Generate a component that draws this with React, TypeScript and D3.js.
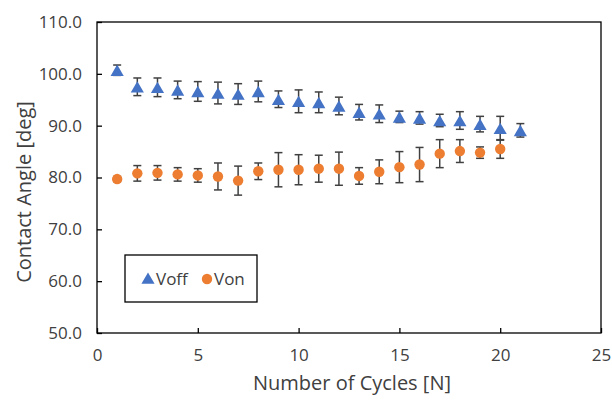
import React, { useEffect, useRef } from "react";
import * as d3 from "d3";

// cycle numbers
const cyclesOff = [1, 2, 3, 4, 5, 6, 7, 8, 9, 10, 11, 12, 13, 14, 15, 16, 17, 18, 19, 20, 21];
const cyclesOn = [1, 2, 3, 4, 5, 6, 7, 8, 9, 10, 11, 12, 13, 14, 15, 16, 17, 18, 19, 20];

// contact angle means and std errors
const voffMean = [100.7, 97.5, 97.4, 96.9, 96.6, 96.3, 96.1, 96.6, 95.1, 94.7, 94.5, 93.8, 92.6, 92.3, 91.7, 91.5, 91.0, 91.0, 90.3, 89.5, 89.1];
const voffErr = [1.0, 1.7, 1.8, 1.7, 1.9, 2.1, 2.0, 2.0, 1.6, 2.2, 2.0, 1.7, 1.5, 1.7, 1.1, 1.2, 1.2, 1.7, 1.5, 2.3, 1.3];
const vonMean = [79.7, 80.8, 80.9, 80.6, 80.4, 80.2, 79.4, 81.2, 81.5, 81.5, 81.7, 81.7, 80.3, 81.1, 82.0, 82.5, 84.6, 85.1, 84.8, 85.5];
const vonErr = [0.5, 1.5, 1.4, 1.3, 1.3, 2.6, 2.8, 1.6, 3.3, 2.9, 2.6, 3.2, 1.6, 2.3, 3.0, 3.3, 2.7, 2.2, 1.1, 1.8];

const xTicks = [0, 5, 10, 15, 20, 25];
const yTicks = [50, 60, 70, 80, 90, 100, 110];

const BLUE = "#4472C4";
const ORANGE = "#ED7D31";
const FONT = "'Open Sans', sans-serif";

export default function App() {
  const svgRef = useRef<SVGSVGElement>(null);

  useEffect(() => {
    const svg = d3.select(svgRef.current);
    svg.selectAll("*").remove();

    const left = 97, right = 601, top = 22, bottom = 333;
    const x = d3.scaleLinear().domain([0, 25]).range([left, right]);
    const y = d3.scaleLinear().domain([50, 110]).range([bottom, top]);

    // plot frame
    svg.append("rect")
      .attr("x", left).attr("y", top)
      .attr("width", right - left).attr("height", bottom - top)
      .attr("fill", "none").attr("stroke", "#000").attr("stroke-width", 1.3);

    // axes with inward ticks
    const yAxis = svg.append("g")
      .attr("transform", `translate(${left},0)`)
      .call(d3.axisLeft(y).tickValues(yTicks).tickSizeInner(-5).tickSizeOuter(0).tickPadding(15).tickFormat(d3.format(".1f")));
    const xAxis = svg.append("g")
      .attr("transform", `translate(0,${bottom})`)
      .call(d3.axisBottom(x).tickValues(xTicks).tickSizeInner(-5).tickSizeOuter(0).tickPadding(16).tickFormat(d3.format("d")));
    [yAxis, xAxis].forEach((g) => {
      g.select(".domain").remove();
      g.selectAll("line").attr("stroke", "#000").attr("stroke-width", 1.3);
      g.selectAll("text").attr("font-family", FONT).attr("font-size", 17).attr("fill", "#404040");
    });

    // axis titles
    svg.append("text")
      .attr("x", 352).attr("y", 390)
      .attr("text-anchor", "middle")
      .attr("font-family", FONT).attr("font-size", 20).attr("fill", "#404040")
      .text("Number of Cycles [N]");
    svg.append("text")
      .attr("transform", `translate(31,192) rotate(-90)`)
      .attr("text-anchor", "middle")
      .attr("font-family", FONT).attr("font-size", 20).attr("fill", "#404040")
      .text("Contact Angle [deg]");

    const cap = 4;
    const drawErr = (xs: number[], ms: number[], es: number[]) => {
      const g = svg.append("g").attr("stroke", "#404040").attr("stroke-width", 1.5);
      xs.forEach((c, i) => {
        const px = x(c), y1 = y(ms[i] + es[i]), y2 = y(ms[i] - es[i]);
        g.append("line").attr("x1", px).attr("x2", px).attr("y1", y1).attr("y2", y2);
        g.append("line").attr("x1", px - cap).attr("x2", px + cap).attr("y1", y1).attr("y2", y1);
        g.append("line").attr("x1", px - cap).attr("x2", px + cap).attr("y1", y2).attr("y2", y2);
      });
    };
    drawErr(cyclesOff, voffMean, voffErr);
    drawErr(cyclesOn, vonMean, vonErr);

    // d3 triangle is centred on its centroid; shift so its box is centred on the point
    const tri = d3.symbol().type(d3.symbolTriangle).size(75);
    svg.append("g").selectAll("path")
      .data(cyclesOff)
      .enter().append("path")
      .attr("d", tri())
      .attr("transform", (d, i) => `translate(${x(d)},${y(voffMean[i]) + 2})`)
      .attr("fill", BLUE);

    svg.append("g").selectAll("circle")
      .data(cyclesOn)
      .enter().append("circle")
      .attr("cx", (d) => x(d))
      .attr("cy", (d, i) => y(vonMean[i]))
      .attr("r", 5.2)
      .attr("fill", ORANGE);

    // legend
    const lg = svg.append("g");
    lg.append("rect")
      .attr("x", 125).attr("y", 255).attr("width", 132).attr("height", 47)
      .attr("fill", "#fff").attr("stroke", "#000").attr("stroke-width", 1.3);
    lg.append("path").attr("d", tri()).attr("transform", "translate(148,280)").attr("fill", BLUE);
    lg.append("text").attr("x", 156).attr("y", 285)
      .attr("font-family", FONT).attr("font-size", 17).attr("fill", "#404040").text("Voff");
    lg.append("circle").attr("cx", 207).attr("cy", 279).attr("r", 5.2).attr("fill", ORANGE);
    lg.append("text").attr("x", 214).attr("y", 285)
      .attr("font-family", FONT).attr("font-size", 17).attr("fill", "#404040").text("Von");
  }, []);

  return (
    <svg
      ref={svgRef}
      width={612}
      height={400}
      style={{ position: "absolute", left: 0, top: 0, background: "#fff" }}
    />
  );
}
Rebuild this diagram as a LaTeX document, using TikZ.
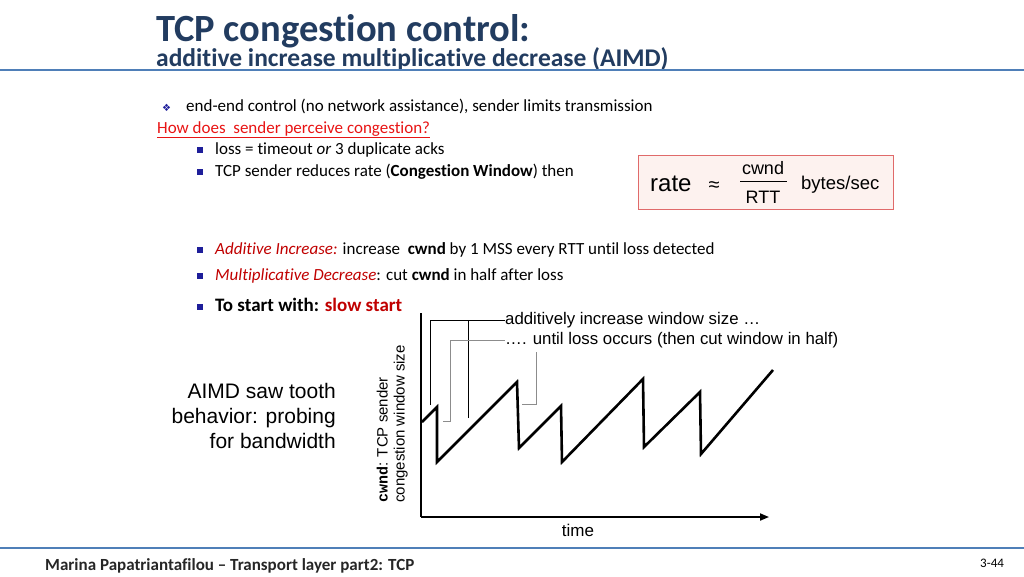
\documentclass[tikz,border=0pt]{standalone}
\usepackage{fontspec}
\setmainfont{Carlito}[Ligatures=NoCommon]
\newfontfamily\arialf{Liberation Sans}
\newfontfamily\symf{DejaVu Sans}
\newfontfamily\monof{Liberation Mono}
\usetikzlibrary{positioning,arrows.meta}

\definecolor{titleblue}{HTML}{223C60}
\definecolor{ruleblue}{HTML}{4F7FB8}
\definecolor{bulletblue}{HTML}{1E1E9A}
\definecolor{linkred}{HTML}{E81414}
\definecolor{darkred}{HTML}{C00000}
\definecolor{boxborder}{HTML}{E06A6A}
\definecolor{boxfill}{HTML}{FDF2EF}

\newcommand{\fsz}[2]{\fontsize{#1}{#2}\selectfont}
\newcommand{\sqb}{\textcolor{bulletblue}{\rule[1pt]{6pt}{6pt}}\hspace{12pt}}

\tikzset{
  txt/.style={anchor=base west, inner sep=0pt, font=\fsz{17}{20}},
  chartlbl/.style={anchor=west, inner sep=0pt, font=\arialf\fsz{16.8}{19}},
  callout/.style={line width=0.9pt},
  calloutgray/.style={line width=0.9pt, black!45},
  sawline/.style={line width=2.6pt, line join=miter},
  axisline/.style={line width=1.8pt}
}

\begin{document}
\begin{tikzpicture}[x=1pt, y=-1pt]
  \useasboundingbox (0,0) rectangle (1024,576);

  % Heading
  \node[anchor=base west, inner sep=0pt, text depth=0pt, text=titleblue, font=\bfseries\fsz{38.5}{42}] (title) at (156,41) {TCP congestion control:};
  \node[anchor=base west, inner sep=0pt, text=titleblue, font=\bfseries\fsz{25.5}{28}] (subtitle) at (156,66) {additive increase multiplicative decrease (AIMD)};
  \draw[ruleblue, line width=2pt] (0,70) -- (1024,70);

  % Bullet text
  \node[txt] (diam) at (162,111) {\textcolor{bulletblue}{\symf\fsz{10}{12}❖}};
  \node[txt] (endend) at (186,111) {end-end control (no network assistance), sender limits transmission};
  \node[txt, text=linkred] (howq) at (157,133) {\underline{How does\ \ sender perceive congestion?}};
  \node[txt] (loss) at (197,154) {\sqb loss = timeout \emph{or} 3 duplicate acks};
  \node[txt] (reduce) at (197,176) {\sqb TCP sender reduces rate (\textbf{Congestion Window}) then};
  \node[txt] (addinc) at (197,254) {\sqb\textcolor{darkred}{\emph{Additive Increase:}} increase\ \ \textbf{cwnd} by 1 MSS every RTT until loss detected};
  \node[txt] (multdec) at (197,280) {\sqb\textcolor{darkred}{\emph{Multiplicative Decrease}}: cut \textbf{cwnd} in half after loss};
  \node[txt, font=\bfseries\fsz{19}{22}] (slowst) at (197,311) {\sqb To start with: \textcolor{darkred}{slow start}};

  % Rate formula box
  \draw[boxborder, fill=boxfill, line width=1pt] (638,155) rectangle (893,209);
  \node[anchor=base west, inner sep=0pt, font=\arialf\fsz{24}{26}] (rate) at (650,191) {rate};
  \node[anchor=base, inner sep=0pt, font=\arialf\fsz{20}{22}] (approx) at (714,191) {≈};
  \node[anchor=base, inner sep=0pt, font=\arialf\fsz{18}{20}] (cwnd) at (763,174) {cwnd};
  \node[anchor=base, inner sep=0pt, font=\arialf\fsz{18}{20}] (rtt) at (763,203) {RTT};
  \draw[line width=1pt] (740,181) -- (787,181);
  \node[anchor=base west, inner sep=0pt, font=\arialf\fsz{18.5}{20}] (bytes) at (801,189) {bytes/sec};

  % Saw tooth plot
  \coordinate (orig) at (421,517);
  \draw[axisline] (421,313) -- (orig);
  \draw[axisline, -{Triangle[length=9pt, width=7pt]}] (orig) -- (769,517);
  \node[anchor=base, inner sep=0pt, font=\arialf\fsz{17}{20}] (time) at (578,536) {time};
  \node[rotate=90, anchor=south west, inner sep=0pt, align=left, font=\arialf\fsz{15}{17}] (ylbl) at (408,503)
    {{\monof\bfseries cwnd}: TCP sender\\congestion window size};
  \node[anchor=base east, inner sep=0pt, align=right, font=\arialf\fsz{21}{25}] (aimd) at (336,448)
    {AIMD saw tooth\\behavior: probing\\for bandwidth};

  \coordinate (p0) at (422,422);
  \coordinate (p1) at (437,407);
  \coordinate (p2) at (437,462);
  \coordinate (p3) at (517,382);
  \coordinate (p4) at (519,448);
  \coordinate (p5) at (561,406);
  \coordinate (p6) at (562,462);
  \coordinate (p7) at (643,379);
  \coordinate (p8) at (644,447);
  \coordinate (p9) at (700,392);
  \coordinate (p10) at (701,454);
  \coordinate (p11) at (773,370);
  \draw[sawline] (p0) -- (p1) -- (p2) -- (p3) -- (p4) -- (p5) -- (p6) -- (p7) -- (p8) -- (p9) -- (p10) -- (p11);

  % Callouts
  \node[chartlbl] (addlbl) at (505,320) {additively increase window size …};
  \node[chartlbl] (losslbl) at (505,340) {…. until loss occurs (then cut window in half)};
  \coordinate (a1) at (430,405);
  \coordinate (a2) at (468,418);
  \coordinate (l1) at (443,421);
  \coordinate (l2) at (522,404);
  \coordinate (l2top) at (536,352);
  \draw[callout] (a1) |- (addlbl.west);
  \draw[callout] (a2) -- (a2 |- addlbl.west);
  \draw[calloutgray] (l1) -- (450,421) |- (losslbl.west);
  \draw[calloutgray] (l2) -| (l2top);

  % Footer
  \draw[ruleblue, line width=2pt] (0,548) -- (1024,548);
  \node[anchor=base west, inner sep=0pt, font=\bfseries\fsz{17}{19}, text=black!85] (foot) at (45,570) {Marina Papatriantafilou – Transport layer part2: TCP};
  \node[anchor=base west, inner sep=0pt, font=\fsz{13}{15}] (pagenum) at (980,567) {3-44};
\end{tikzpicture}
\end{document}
---
EXERCISE OBJECTIVE: Your task is to return the lines above, from the first one up to and including the line containing "18, 19, 20];", minus any pictures.

FULL RESPONSE:
Generate a component that draws this with React, TypeScript and D3.js.
import React, { useEffect, useRef } from "react";
import * as d3 from "d3";

// cycle numbers
const cyclesOff = [1, 2, 3, 4, 5, 6, 7, 8, 9, 10, 11, 12, 13, 14, 15, 16, 17, 18, 19, 20, 21];
const cyclesOn = [1, 2, 3, 4, 5, 6, 7, 8, 9, 10, 11, 12, 13, 14, 15, 16, 17, 18, 19, 20];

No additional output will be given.